The tight-binding linear-combination-of-atomic-orbitals approach grew out of Bloch's original 1929 treatment, while the nearly free electron picture was developed alongside the Sommerfeld free-electron model; Slater, Koster, and others systematized both into practical band-structure methods through the 1930s and 1950s.

Key figures

  • Felix Bloch
  • John Clarke Slater
  • Conyers Herring

Related topics

Seminal works

  • ashcroft1976
  • kittel2005

Frequently asked questions

Are the nearly free electron and tight-binding models contradictory?
No; they are opposite limits of the same band-structure problem.

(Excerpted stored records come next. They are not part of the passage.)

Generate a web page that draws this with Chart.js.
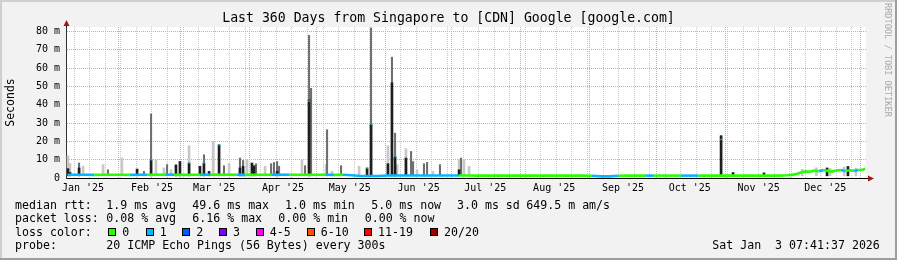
<!DOCTYPE html>
<html>
<head>
<meta charset="utf-8">
<script src="https://cdn.jsdelivr.net/npm/chart.js"></script>
<style>
  html, body { margin: 0; padding: 0; background: #f2f2f2; }
  #wrap { position: relative; width: 897px; height: 260px; overflow: hidden; }
  #c { position: absolute; left: 0; top: 0; }
  .t { position: absolute; font-family: "DejaVu Sans Mono", monospace; font-size: 11.6px; line-height: 14px; white-space: pre; color: #000; }
  .box { position: absolute; width: 6px; height: 6px; border: 1px solid #000; }
  #mark { position: absolute; left: 883px; top: 3px; writing-mode: vertical-rl; font-family: "DejaVu Sans Mono", monospace; font-size: 8.6px; line-height: 10px; color: #aaa; }
</style>
</head>
<body>
<div id="wrap">
  <canvas id="c" width="897" height="260"></canvas>
  <div id="mark">RRDTOOL / TOBI OETIKER</div>
</div>
<script>
// x values are days since 1 Jan 2025 00:00
const xMin = 7.32, xMax = 367.32;
const monthStarts = [31, 59, 90, 120, 151, 181, 212, 243, 273, 304, 334, 365];
const monthLabels = ["Jan '25", "Feb '25", "Mar '25", "Apr '25", "May '25", "Jun '25",
  "Jul '25", "Aug '25", "Sep '25", "Oct '25", "Nov '25", "Dec '25"];
const monthLabelDays = [15, 46, 74, 105, 135, 166, 196, 227, 258, 288, 319, 349];

const lossLabels = ['0', '1', '2', '3', '4-5', '6-10', '11-19', '20/20'];
const lossColors = ['#26ff00', '#00b8ff', '#0059ff', '#7e00ff', '#ff00ff', '#ff5500', '#ff0000', '#a10000'];

// median rtt (ms)
const medianDay = [8, 12, 16, 20, 24, 28, 32, 36, 40, 44, 48, 52, 56, 60, 64, 68, 72, 76, 80, 84,
  88, 92, 96, 100, 104, 108, 112, 116, 120, 124, 128, 132, 136, 140, 144, 148, 152, 156, 160, 164,
  168, 172, 176, 180, 184, 188, 192, 196, 200, 204, 208, 212, 216, 220, 224, 228, 232, 236, 240, 244,
  248, 252, 256, 260, 264, 268, 272, 276, 280, 284, 288, 292, 296, 300, 304, 308, 312, 316, 320, 324,
  328, 332, 334, 336, 338, 340, 342, 344, 346, 348, 350, 352, 354, 356, 358, 360, 362, 364, 366, 367];
const medianMs = [1.8, 1.8, 1.8, 1.7, 1.8, 1.8, 1.8, 1.7, 1.8, 1.8, 1.8, 1.8, 1.8, 1.7, 1.8, 1.8, 1.8, 1.8, 1.8, 1.8,
  1.7, 1.8, 1.8, 1.8, 1.8, 1.8, 1.8, 1.8, 1.8, 1.8, 1.7, 1.8, 1.5, 1.1, 1.1, 1.1, 1.4, 1.4, 1.4, 1.4,
  1.4, 1.4, 1.4, 1.4, 1.4, 1.4, 1.3, 1.3, 1.3, 1.3, 1.3, 1.3, 1.3, 1.3, 1.3, 1.3, 1.3, 1.3, 1.3, 1.2,
  0.9, 0.9, 1.2, 1.3, 1.3, 1.3, 1.3, 1.3, 1.3, 1.3, 1.3, 1.3, 1.3, 1.3, 1.3, 1.3, 1.3, 1.3, 1.3, 1.3,
  1.3, 1.5, 1.7, 2.2, 3.0, 3.6, 3.4, 4.0, 3.7, 4.3, 3.9, 3.5, 4.1, 4.4, 3.8, 4.2, 3.9, 4.4, 4.6, 5.0];
const medianLoss = [1, 1, 1, 0, 0, 0, 0, 1, 1, 0, 0, 1, 0, 0, 0, 1, 0, 0, 0, 1,
  0, 0, 0, 1, 1, 0, 0, 0, 0, 1, 0, 1, 1, 1, 1, 1, 1, 1, 1, 1,
  1, 1, 1, 1, 0, 0, 0, 0, 0, 0, 0, 0, 0, 0, 0, 0, 0, 0, 0, 1,
  1, 1, 0, 0, 0, 1, 0, 0, 0, 1, 1, 0, 0, 0, 0, 0, 0, 0, 0, 0,
  0, 0, 0, 0, 0, 0, 0, 0, 1, 0, 0, 0, 0, 1, 0, 0, 1, 0, 0, 0];

// smoke: [day, top ms]
const smokeLight = [[8.2, 12.2], [9.1, 8], [15.0, 6.4], [24.0, 7.3], [32.5, 10.9], [47.8, 10], [51.4, 5.5],
  [54.6, 4.5], [62.7, 17.6], [73.5, 20], [80.7, 8], [88.8, 10], [96.9, 6.4], [113.5, 9.6], [124.3, 7.3],
  [127.0, 3.6], [139.2, 6.4], [152.2, 17.6], [156.3, 7.3], [160.3, 16], [165.3, 4.5], [172.5, 3.6],
  [184.2, 10], [186.4, 10], [188.7, 6.4], [338.6, 4.8], [345.0, 5.6], [351.2, 5.2], [357.5, 6.0], [362.8, 5.4]];
const smokeMid = [[13.2, 8.2], [26.2, 4.5], [42.4, 3.6], [45.6, 35], [52.8, 7.3], [56.8, 7.3], [69.4, 12.7],
  [78.4, 6.7], [85.6, 10.9], [87.0, 9.6], [92.8, 7.8], [99.6, 7.8], [100.9, 8.5], [102.3, 9], [103.2, 6.4],
  [114.9, 6.7], [116.7, 78], [117.6, 49], [124.8, 26.4], [131.1, 6.7], [144.6, 82], [154.0, 66], [155.4, 24.5],
  [162.6, 14.5], [163.5, 9], [168.4, 7.8], [169.8, 8.5], [175.6, 7.3], [185.1, 10.9], [302.1, 23.2]];
const smokeDark = [[8.2, 5.1], [9.1, 3], [13.2, 5.5], [39.3, 4.9], [45.6, 10], [56.8, 7], [58.6, 9], [62.7, 8.2],
  [67.6, 6.4], [69.4, 8.2], [71.7, 3.6], [76.2, 18.2], [85.6, 5.5], [87.0, 6.4], [91.0, 8.2], [91.9, 6.7],
  [102.3, 3.6], [116.7, 42.7], [142.8, 5.5], [144.6, 29.5], [152.2, 7.8], [154.0, 52], [155.4, 11.8],
  [160.3, 10.9], [184.2, 4.5], [302.1, 23], [307.5, 3], [321.4, 2.8], [349.8, 5.5], [359.2, 6.3]];
// median inside spikes: [day, ms, loss]
const spikeMedian = [[45.6, 10, 1], [62.7, 8.2, 1], [69.4, 8.2, 1], [76.2, 18.2, 1], [116.7, 42, 1],
  [142.8, 5.5, 0], [144.6, 29.5, 1], [155.4, 11.7, 1], [302.1, 21, 1]];
const smokeBase = 1.2;

// legend rows: [left px, text]
const legendRows = [
  { top: 197.5, items: [[15, 'median rtt:'], [106.3, '1.9 ms avg'], [192.3, '49.6 ms max'], [285, '1.0 ms min'], [371.3, '5.0 ms now'], [457, '3.0 ms sd'], [526.3, '649.5 m am/s']] },
  { top: 211, items: [[15, 'packet loss:'], [106.3, '0.08 % avg'], [192.3, '6.16 % max'], [278.3, '0.00 % min'], [364.7, '0.00 % now']] },
  { top: 224.5, items: [[15, 'loss color:']] },
  { top: 238, items: [[15, 'probe:'], [106.3, '20 ICMP Echo Pings (56 Bytes) every 300s'], [712.3, 'Sat Jan  3 07:41:37 2026']] }
];
const lossBoxX = [108.3, 145.7, 182.3, 219, 255.7, 306.7, 364, 430];

const wrap = document.getElementById('wrap');
legendRows.forEach(row => {
  row.items.forEach(([x, s]) => {
    const d = document.createElement('div');
    d.className = 't';
    d.style.left = x + 'px';
    d.style.top = row.top + 'px';
    d.textContent = s;
    wrap.appendChild(d);
  });
});
lossLabels.forEach((lab, i) => {
  const b = document.createElement('div');
  b.className = 'box';
  b.style.left = lossBoxX[i] + 'px';
  b.style.top = '227.7px';
  b.style.background = lossColors[i];
  wrap.appendChild(b);
  const d = document.createElement('div');
  d.className = 't';
  d.style.left = (lossBoxX[i] + 14) + 'px';
  d.style.top = '224.5px';
  d.textContent = lab;
  wrap.appendChild(d);
});

// x grid: sundays (minor), month starts (major), label positions
const sundays = [];
for (let d = 11; d <= xMax; d += 7) sundays.push(d);
const xTickVals = [...new Set([...sundays, ...monthStarts, ...monthLabelDays])].sort((a, b) => a - b);
const labelAt = {};
monthLabelDays.forEach((d, i) => labelAt[d] = monthLabels[i]);

const GRID = '#c8c8c8';
const MGRID = '#f29a9a';

const frame = {
  id: 'frame',
  beforeDraw(chart) {
    const { ctx, chartArea: a } = chart;
    ctx.save();
    ctx.fillStyle = '#f2f2f2';
    ctx.fillRect(0, 0, chart.width, chart.height);
    ctx.fillStyle = '#ffffff';
    ctx.fillRect(a.left, a.top, a.right - a.left, a.bottom - a.top);
    ctx.restore();
  },
  afterDraw(chart) {
    const { ctx, chartArea: a } = chart;
    ctx.save();
    ctx.strokeStyle = '#000';
    ctx.lineWidth = 1;
    ctx.beginPath();
    ctx.moveTo(a.left + 0.5, a.top);
    ctx.lineTo(a.left + 0.5, a.top - 3);
    ctx.moveTo(a.right, a.bottom + 0.5);
    ctx.lineTo(a.right + 3, a.bottom + 0.5);
    ctx.stroke();
    ctx.fillStyle = '#a01818';
    ctx.beginPath();
    ctx.moveTo(a.left + 0.5, a.top - 7);
    ctx.lineTo(a.left - 2.5, a.top - 1);
    ctx.lineTo(a.left + 3.5, a.top - 1);
    ctx.fill();
    ctx.beginPath();
    ctx.moveTo(a.right + 8, a.bottom + 0.5);
    ctx.lineTo(a.right + 2, a.bottom - 2.5);
    ctx.lineTo(a.right + 2, a.bottom + 3.5);
    ctx.fill();
    // shaded border
    ctx.fillStyle = '#cfcfcf';
    ctx.fillRect(0, 0, chart.width, 2);
    ctx.fillRect(0, 0, 2, chart.height);
    ctx.fillStyle = '#9e9e9e';
    ctx.fillRect(0, chart.height - 2, chart.width, 2);
    ctx.fillRect(chart.width - 2, 0, 2, chart.height);
    ctx.restore();
  }
};

const bars = (list, color, thick, order) => ({
  type: 'bar',
  data: list.map(([d, top]) => ({ x: d, y: [smokeBase, top] })),
  backgroundColor: color,
  barThickness: thick,
  grouped: false,
  order: order
});

const mono = 'DejaVu Sans Mono';

new Chart('c', {
  type: 'line',
  data: {
    datasets: [
      {
        label: 'median',
        data: medianDay.map((d, i) => ({ x: d, y: medianMs[i] })),
        borderWidth: 2.6,
        pointRadius: 0,
        tension: 0,
        borderCapStyle: 'butt',
        segment: { borderColor: ctx => lossColors[medianLoss[ctx.p0DataIndex]] },
        order: 0
      },
      {
        label: 'spike median',
        data: spikeMedian.map(([d, v]) => ({ x: d, y: v })),
        showLine: false,
        pointStyle: 'rect',
        pointRadius: 1.1,
        pointBorderWidth: 0,
        pointBackgroundColor: spikeMedian.map(s => lossColors[s[2]]),
        order: 0
      },
      bars(smokeDark, '#1e1e1e', 2, 1),
      bars(smokeMid, '#6e6e6e', 1.4, 2),
      bars(smokeLight, '#c8c8c8', 2, 3)
    ]
  },
  options: {
    responsive: false,
    animation: false,
    events: [],
    layout: { padding: 0 },
    plugins: {
      legend: { display: false },
      tooltip: { enabled: false },
      title: {
        display: true,
        text: 'Last 360 Days from Singapore to [CDN] Google [google.com]',
        color: '#000',
        font: { family: mono, size: 13.2, weight: 'normal' },
        padding: { top: 10.5, bottom: 0.66 }
      }
    },
    scales: {
      x: {
        type: 'linear',
        min: xMin,
        max: xMax,
        offset: false,
        afterFit: s => { s.height = 82; },
        afterBuildTicks: s => { s.ticks = xTickVals.map(v => ({ value: v })); },
        grid: {
          offset: false,
          drawTicks: false,
          color: ctx => {
            const v = ctx.tick && ctx.tick.value;
            if (monthStarts.includes(v)) return MGRID;
            if (sundays.includes(v)) return GRID;
            return 'rgba(0,0,0,0)';
          }
        },
        border: { color: '#000', width: 1, dash: [1, 1] },
        ticks: {
          autoSkip: false,
          maxRotation: 0,
          minRotation: 0,
          padding: 4,
          color: '#000',
          font: { family: mono, size: 10 },
          callback: v => labelAt[v] || ''
        }
      },
      y: {
        min: 0,
        max: 82.5,
        afterFit: s => { s.width = 66; },
        afterBuildTicks: s => {
          const t = [];
          for (let v = 0; v <= 80; v += 5) t.push({ value: v });
          s.ticks = t;
        },
        grid: {
          drawTicks: false,
          color: ctx => {
            const v = ctx.tick && ctx.tick.value;
            if (v === 0) return 'rgba(0,0,0,0)';
            return v % 10 === 0 ? MGRID : GRID;
          }
        },
        border: { color: '#333', width: 1, dash: [1, 1] },
        ticks: {
          padding: 6,
          color: '#000',
          font: { family: mono, size: 10 },
          callback: v => v % 10 !== 0 ? '' : (v === 0 ? '0' : v + ' m')
        },
        title: {
          display: true,
          text: 'Seconds',
          color: '#000',
          font: { family: mono, size: 11.5 },
          padding: { top: 4, bottom: 0 }
        }
      },
      yRight: {
        position: 'right',
        afterFit: s => { s.width = 31; },
        grid: { display: false },
        border: { display: false },
        ticks: { display: false }
      }
    }
  },
  plugins: [frame]
});
</script>
</body>
</html>
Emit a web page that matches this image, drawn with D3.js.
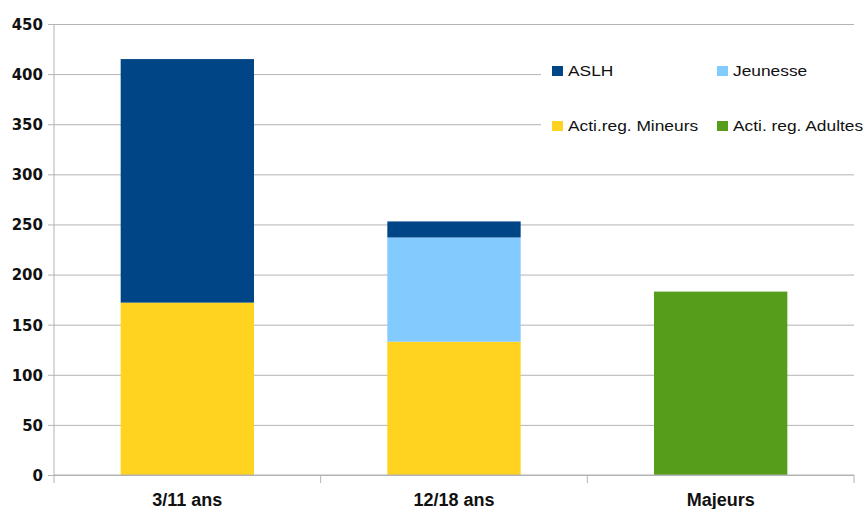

The nearly free electron model starts from delocalized plane waves and a weak potential, tight binding from localized orbitals and weak hopping, and real materials lie somewhere between, often best described by one limit or the other.
Why does a weak periodic potential open a gap only at zone boundaries?
At a zone boundary two free-electron states of equal energy are connected by a reciprocal lattice vector; the potential mixes these degenerate states into bonding and antibonding combinations of different energy, splitting the level and opening a gap there.